Charles Roe, director of mortgages at UK Finance, said: “In 2024, customers with interest-only mortgages continued to pay on or ahead of schedule, with 150,000 fewer mortgages on interest-only terms at the end of the year than at the start. Lenders’ proactive communications strategies continue to ensure that those with historic interest-only loans have plans and the ability to repay, with tailored help available for those who do not. The interest-only book has shrunk in size each year since the end of the financial crisis and is now around one-fifth of the number seen in 2012, when these data were first collected.

“It is particularly encouraging that the number of interest-only loans at higher loan-to-value ratios has fallen sharply – around twice the overall contraction – with a similar movement in those loans set to mature over the next two years. Those customers whose loans are theoretically most at risk continue to redeem ahead of time, reducing the risk profile of the remaining interest-only book.

“The small number of borrowers who do not repay immediately upon maturity remains very low, and data consistently indicate the vast majority of these do in fact repay in full over the first few months following the end of term. As always, any customers worried about repaying their mortgage should contact their lenders early, who stand ready to help with a range of options to repay.”

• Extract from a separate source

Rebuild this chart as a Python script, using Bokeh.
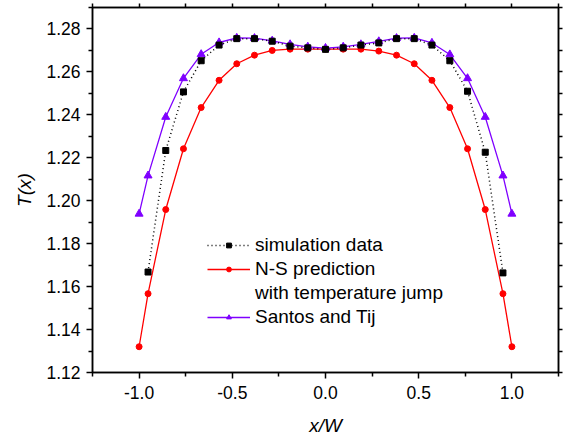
from bokeh.plotting import figure
from bokeh.models import (Range1d, FixedTicker, PrintfTickFormatter, LinearAxis,
                          Legend, LegendItem)
from bokeh.embed import file_html
from bokeh.resources import INLINE

# ---- data ----
x_full = [-1.0, -0.952, -0.857, -0.762, -0.667, -0.571, -0.476, -0.381, -0.286,
          -0.190, -0.095, 0.0, 0.095, 0.190, 0.286, 0.381, 0.476, 0.571, 0.667,
          0.762, 0.857, 0.952, 1.0]
ns_pred = [1.1320, 1.1567, 1.1959, 1.2242, 1.2434, 1.2561, 1.2638, 1.2678, 1.2700,
           1.2706, 1.2706, 1.2706, 1.2706, 1.2706, 1.2697, 1.2678, 1.2638, 1.2561,
           1.2434, 1.2242, 1.1959, 1.1567, 1.1320]
santos = [1.1939, 1.2117, 1.2390, 1.2570, 1.2682, 1.2737, 1.2758, 1.2757, 1.2745,
          1.2728, 1.2717, 1.2711, 1.2717, 1.2728, 1.2742, 1.2757, 1.2758, 1.2735,
          1.2681, 1.2570, 1.2390, 1.2117, 1.1939]
sim_x = [-0.952, -0.857, -0.762, -0.667, -0.571, -0.476, -0.381, -0.286, -0.190,
         -0.095, 0.0, 0.095, 0.190, 0.286, 0.381, 0.476, 0.571, 0.667, 0.762,
         0.857, 0.952]
sim = [1.1668, 1.2234, 1.2507, 1.2652, 1.2725, 1.2755, 1.2755, 1.2743, 1.2720,
       1.2712, 1.2705, 1.2712, 1.2725, 1.2735, 1.2755, 1.2755, 1.2725, 1.2652,
       1.2510, 1.2226, 1.1664]

x_ticks = [-1.0, -0.5, 0.0, 0.5, 1.0]
x_minor = [-1.25, -0.75, -0.25, 0.25, 0.75, 1.25]
y_ticks = [1.12, 1.14, 1.16, 1.18, 1.20, 1.22, 1.24, 1.26, 1.28]
y_minor = [1.13, 1.15, 1.17, 1.19, 1.21, 1.23, 1.25, 1.27, 1.29]

RED = "#FF0000"
PURPLE = "#7F00FF"
FONT = "Liberation Sans"

p = figure(width=566, height=438, output_backend="svg", toolbar_location=None,
           x_range=Range1d(-1.25, 1.25), y_range=Range1d(1.12, 1.29),
           min_border_left=92, min_border_right=8, min_border_top=7,
           min_border_bottom=64)
p.grid.visible = False
p.outline_line_color = "black"
p.outline_line_width = 1.5
p.background_fill_color = "white"
p.border_fill_color = "white"

for ax in p.xaxis:
    ax.ticker = FixedTicker(ticks=x_ticks, minor_ticks=x_minor)
    ax.formatter = PrintfTickFormatter(format="%.1f")
    ax.axis_label = "x/W"
for ax in p.yaxis:
    ax.ticker = FixedTicker(ticks=y_ticks, minor_ticks=y_minor)
    ax.formatter = PrintfTickFormatter(format="%.2f")
    ax.axis_label = "T(x)"

for ax in list(p.xaxis) + list(p.yaxis):
    ax.axis_line_width = 1.5
    ax.major_tick_line_width = 1.5
    ax.minor_tick_line_width = 1.5
    ax.major_tick_out = 6
    ax.major_tick_in = 0
    ax.minor_tick_out = 4
    ax.minor_tick_in = 0
    ax.major_label_text_font = FONT
    ax.major_label_text_font_size = "17.5px"
    ax.major_label_text_color = "black"
    ax.axis_label_text_font = FONT
    ax.axis_label_text_font_size = "19px"
    ax.axis_label_text_font_style = "italic"
    ax.axis_label_text_color = "black"
p.xaxis.major_label_standoff = 7
p.yaxis.major_label_standoff = 6
p.xaxis.axis_label_standoff = 13
p.yaxis.axis_label_standoff = 8

# top and right axes: tick marks only (drawn as minor ticks, so no labels)
top = LinearAxis(ticker=FixedTicker(ticks=[], minor_ticks=x_ticks + x_minor))
right = LinearAxis(ticker=FixedTicker(ticks=[], minor_ticks=y_ticks + y_minor))
for ax in (top, right):
    ax.axis_line_width = 1.5
    ax.minor_tick_line_width = 1.5
    ax.minor_tick_out = 4
    ax.minor_tick_in = 0
    ax.major_tick_out = 0
    ax.major_tick_in = 0
    ax.major_label_standoff = 0
p.add_layout(top, "above")
p.add_layout(right, "right")

# ---- series ----
r_ns_l = p.line(x_full, ns_pred, line_color=RED, line_width=1.3)
r_ns_m = p.scatter(x_full, ns_pred, marker="circle", size=6, fill_color=RED,
                   line_color=RED)
r_st_l = p.line(x_full, santos, line_color=PURPLE, line_width=1.3)
r_st_m = p.scatter(x_full, santos, marker="triangle", size=8, fill_color=PURPLE,
                   line_color=PURPLE)
r_sim_l = p.line(sim_x, sim, line_color="black", line_width=1.5, line_dash="1 3")
r_sim_m = p.scatter(sim_x, sim, marker="square", size=6, fill_color="black",
                    line_color="black")
r_blank = p.line([], [], line_alpha=0)

legend = Legend(items=[
    LegendItem(label="simulation data", renderers=[r_sim_l, r_sim_m]),
    LegendItem(label="N-S prediction", renderers=[r_ns_l, r_ns_m]),
    LegendItem(label="with temperature jump", renderers=[r_blank]),
    LegendItem(label="Santos and Tij", renderers=[r_st_l, r_st_m]),
], location=(115, 43))
legend.border_line_color = None
legend.background_fill_alpha = 0
legend.padding = 0
legend.margin = 0
legend.spacing = 0
legend.label_height = 24
legend.glyph_height = 12
legend.glyph_width = 43
legend.label_standoff = 5
legend.label_text_font = FONT
legend.label_text_font_size = "19px"
legend.label_text_color = "black"
p.add_layout(legend, "center")

open("out.html", "w").write(file_html(p, INLINE))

Toby Leek, president of NAEA (National Association of Estate Agents) Propertymark, added: “We have seen much turbulence in the wider economy over the last few years and while interest-only mortgages can be an attractive proposition for some, the conditions must be right for such an undertaking. We have witnessed an unfavourable mix of higher inflation and elevated base rates over the past few years, which has made many interest only mortgages less attractive and potentially more of a risk to consider.”